Mr Siow Chin Lam, 69, has spent nearly five decades in Crescent Girls' School in Tanglin, and has no regrets.
Mr Siow, who joined the school in 1966, said: "I have fond memories of Crescent, and I know every nook and cranny of the school."
The geography and English teacher retired in 2008, but signed on almost immediately after that as a contract adjunct teacher to continue teaching.
"My principal asked me if I needed a break but I wanted to continue working, as long as I have the energy," said Mr Siow.
"It's nice to be acknowledged when my ex-students come up to me in hospitals or supermarkets to greet me," he added. "Some of them even say hi on Facebook."
AN INSTITUTION HIMSELF
I have fond memories of Crescent, and I know every nook and cranny of the school.
MR SIOW CHIN LAM, 69, who joined the school in 1966. Mr Siow (above), was a geography and English teacher who retired in 2008 and is now a contract adjunct teacher.
Mr Siow, one of Crescent Girls' longest-serving teachers, appears in an old, black-and-white photograph which is displayed along a corridor in the school that serves as its heritage gallery.
The $60,000 gallery, which was completed in September last year, features the school's milestones since it opened in 1955 as Alexandra Estate Secondary School, a co-educational school.

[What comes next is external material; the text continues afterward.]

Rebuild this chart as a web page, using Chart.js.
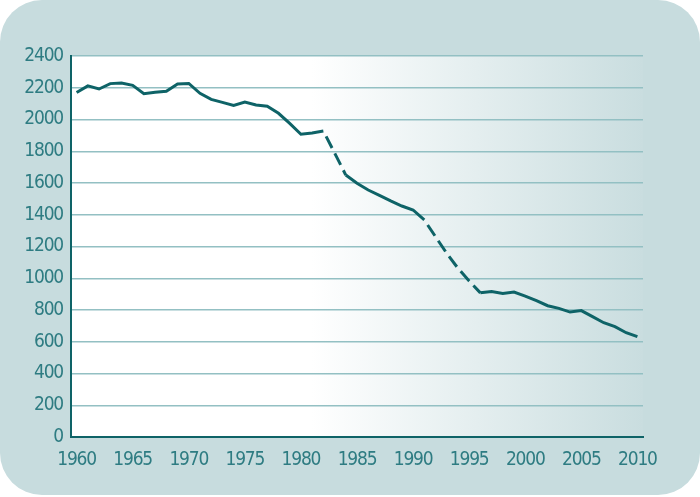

Eventually, the male students were transferred out, and the school adopted its current name in 1956, from a nearby estate, Prince Charles Crescent.
In 1996, the school was given autonomous status, which gave it greater freedom and funding to plan programmes for its students.
It is known for its strength in adopting information technology in classes, as one of the pioneering schools in 2007 under the Ministry of Education's Future Schools project. These schools are designated as test beds for teaching approaches that use educational technology.
Also on display in the gallery are items contributed by alumni, such as old school badges designed by staff and students in the early years, an old handwritten register of students' names and their family details that was used in the 1950s and 1960s, and awards from former school athletes.
The gallery also features photos of the school's former principals and prominent alumni, such as Ms Ho Ching, wife of Prime Minister Lee Hsien Loong. She graduated from the school in 1969.
Secondary 3 student S. Darshana said the information panels on the principals struck her the most.
"Starting from Ms Evelyn Norris, Crescent's first principal, we see how the school has changed, and what the previous principals have done for it," she said.
Another Secondary 3 student, Estella Tan, said learning more about her school has given her a "stronger sense of attachment and school identity".
"My biggest memories of Crescent will be the friends I've made here and the school spirit," she said.